503 VRR screens tested, only 28 passed!
273 failed for lacking a VRR range of at least 2.4:1 (e.g. 60Hz-144Hz), meaning you were unlikely to get any of the benefits of VRR as your framerate wasn’t within the tight range offered.
And while some may have had a sufficient VRR range, 202 failed due to image quality (flickering, blanking) or other issues. This could range in severity, from the monitor cutting out during gameplay (sure to get you killed in PvP MP games), to requiring power cycling and Control Panel changes every single time.
And in 33 other cases, NVIDIA couldn’t get hold of a monitor to test as they were no longer manufactured.
Many adaptive-sync screens had max 75Hz for VRR
In the course of their testing, they collected a bunch of other interesting info about the many VRR models available.
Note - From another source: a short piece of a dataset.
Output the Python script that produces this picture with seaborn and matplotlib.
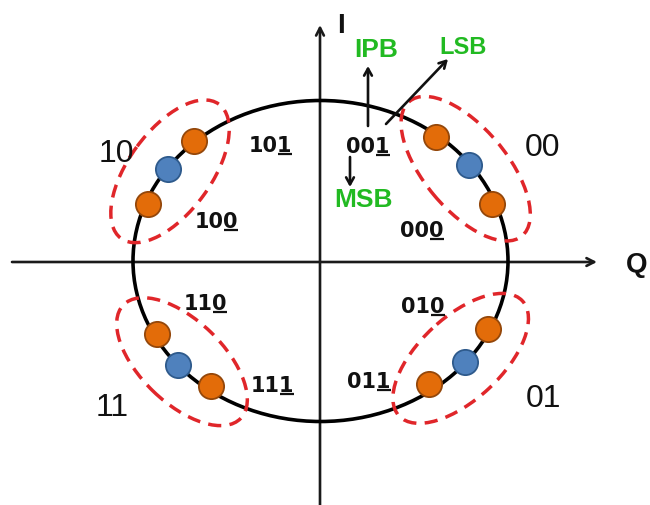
import numpy as np
import pandas as pd
import matplotlib
matplotlib.use("Agg")
import matplotlib.pyplot as plt
import seaborn as sns
from matplotlib.patches import Ellipse

# ---------------- data (Q, I normalised to the circle's horizontal radius) -------------
group_names = ["00", "10", "11", "01"]
point_group = ["00"] * 3 + ["10"] * 3 + ["11"] * 3 + ["01"] * 3
point_kind = ["outer", "inner", "outer"] * 4
point_q = [0.616, 0.792, 0.915, -0.675, -0.813, -0.920, -0.872, -0.760, -0.584, 0.893, 0.771, 0.579]
point_i = [0.661, 0.512, 0.304, 0.640, 0.491, 0.304, -0.389, -0.555, -0.667, -0.363, -0.539, -0.656]
bit_labels = ["001", "000", "101", "100", "110", "111", "010", "011"]
bit_names = ["IPB", "LSB", "MSB"]
axis_names = ["Q", "I"]
circle_rx = 1.0
circle_ry = 0.856

df = pd.DataFrame({"Q": point_q, "I": point_i, "kind": point_kind, "group": point_group})

# ---------------- layout helpers -------------
W, H = 650, 506
S, CX, CY = 187.5, 320.5, 262.0


def P(x, y):
    """pixel position of the reference -> data coordinates"""
    return ((x - CX) / S, (CY - y) / S)


sns.set_style("white")
fig = plt.figure(figsize=(W / 100, H / 100), dpi=100)
ax = fig.add_axes([0, 0, 1, 1])
ax.set_xlim(P(0, 0)[0], P(W, 0)[0])
ax.set_ylim(P(0, H)[1], P(0, 0)[1])
ax.set_aspect("equal")
ax.axis("off")

# axes arrows
arrow_kw = dict(arrowstyle="->,head_length=0.55,head_width=0.28", lw=1.9,
                color="#1a1a1a", shrinkA=0, shrinkB=0)
ax.annotate("", xy=P(597, 263), xytext=P(12, 263), arrowprops=arrow_kw, zorder=1)
ax.annotate("", xy=P(320, 26), xytext=P(320, 506), arrowprops=arrow_kw, zorder=1)
ax.text(*P(626, 272), axis_names[0], ha="left", va="baseline", fontsize=20,
        fontweight="bold", family="Liberation Sans", color="#111111")
ax.text(*P(341, 33), axis_names[1], ha="center", va="baseline", fontsize=20,
        fontweight="bold", family="Liberation Sans", color="#111111")

# circle
ax.add_patch(Ellipse((0, 0), 2 * circle_rx, 2 * circle_ry, fill=False,
                     lw=2.6, edgecolor="black", zorder=2))

# dashed group outlines derived from the points
for g in group_names:
    sub = df[df["group"] == g]
    pts = sub[["Q", "I"]].to_numpy()
    c = pts.mean(axis=0)
    v = pts[-1] - pts[0]
    ang = np.degrees(np.arctan2(v[1], v[0]))
    ax.add_patch(Ellipse(c, np.hypot(*v) + 2 * 0.235, 0.44, angle=ang, fill=False,
                         edgecolor="#E0262A", lw=2.5, linestyle=(0, (3.8, 2.4)), zorder=3))

# points
sns.scatterplot(data=df[df["kind"] == "outer"], x="Q", y="I", ax=ax, s=330,
                color="#E36C09", edgecolor="#94470A", linewidth=1.3, zorder=4, legend=False)
sns.scatterplot(data=df[df["kind"] == "inner"], x="Q", y="I", ax=ax, s=330,
                color="#4F81BD", edgecolor="#2E5A8C", linewidth=1.3, zorder=4, legend=False)
ax.set_xlim(P(0, 0)[0], P(W, 0)[0])
ax.set_ylim(P(0, H)[1], P(0, 0)[1])
ax.set_xlabel("")
ax.set_ylabel("")

# group labels
for name, (x, y) in zip(group_names, [(543, 156), (116, 162), (112, 416), (544, 407)]):
    ax.text(*P(x, y), name, ha="center", va="baseline", fontsize=23,
            family="Liberation Sans", color="#111111")

# bit labels with underlined last bit
fig.canvas.draw()
renderer = fig.canvas.get_renderer()
bit_pos = [(368, 153), (422, 237), (270, 152), (216, 228), (205, 310), (272, 392),
           (423, 313), (369, 388)]
txt_kw = dict(fontsize=15, fontweight="bold", family="DejaVu Sans", color="#111111")
inv = ax.transData.inverted()
for s, (x, y) in zip(bit_labels, bit_pos):
    t = ax.text(*P(x, y), s, ha="center", va="baseline", zorder=5, **txt_kw)
    bb = t.get_window_extent(renderer)
    tmp = ax.text(0, 0, s[:-1], **txt_kw)
    pw = tmp.get_window_extent(renderer).width
    tmp.remove()
    base_disp = ax.transData.transform(P(x, y))[1]
    x0 = bb.x0 + pw + 1.0
    x1 = bb.x1
    yy = base_disp - 3.0
    (dx0, dy0) = inv.transform((x0, yy))
    (dx1, _) = inv.transform((x1, yy))
    ax.plot([dx0, dx1], [dy0, dy0], color="#111111", lw=1.6, solid_capstyle="butt", zorder=5)

# green annotations
green = "#22BA22"
ax.text(*P(376, 57), bit_names[0], ha="center", va="baseline", fontsize=19,
        fontweight="bold", family="Liberation Sans", color=green)
ax.text(*P(463, 54), bit_names[1], ha="center", va="baseline", fontsize=17,
        fontweight="bold", family="Liberation Sans", color=green)
ax.text(*P(364, 207), bit_names[2], ha="center", va="baseline", fontsize=19,
        fontweight="bold", family="Liberation Sans", color=green)
small_arrow = dict(arrowstyle="->,head_length=0.5,head_width=0.28", lw=1.9,
                   color="#111111", shrinkA=0, shrinkB=0)
ax.annotate("", xy=P(368, 67), xytext=P(368, 127), arrowprops=small_arrow, zorder=5)
ax.annotate("", xy=P(448, 60), xytext=P(386, 125), arrowprops=small_arrow, zorder=5)
ax.annotate("", xy=P(350, 188), xytext=P(350, 158), arrowprops=small_arrow, zorder=5)

fig.savefig("out.png", dpi=100, facecolor="white")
For instance, 55% have a maximum VRR refresh rate below 75Hz, so if you like to game with a higher framerate, perhaps for a competitive edge, VRR will never activate, so you’ll always have tearing, or will always have V-SYNC enabled to avoid tearing, which increases input latency, making gameplay feel less responsive.
For G-SYNC Compatible displays, they also noted the maximum refresh rates during testing, and the breakdown of passes and fails: over 300 failed monitors had a max 75Hz refresh rate or lower, and/or super slim VRR ranges, only 3 monitors that passed reached 120Hz, and the majority of the others had a refresh rate of 144Hz or higher. It seems that those with the highest refresh rates are more likely to achieve the G-sync Compatible certification.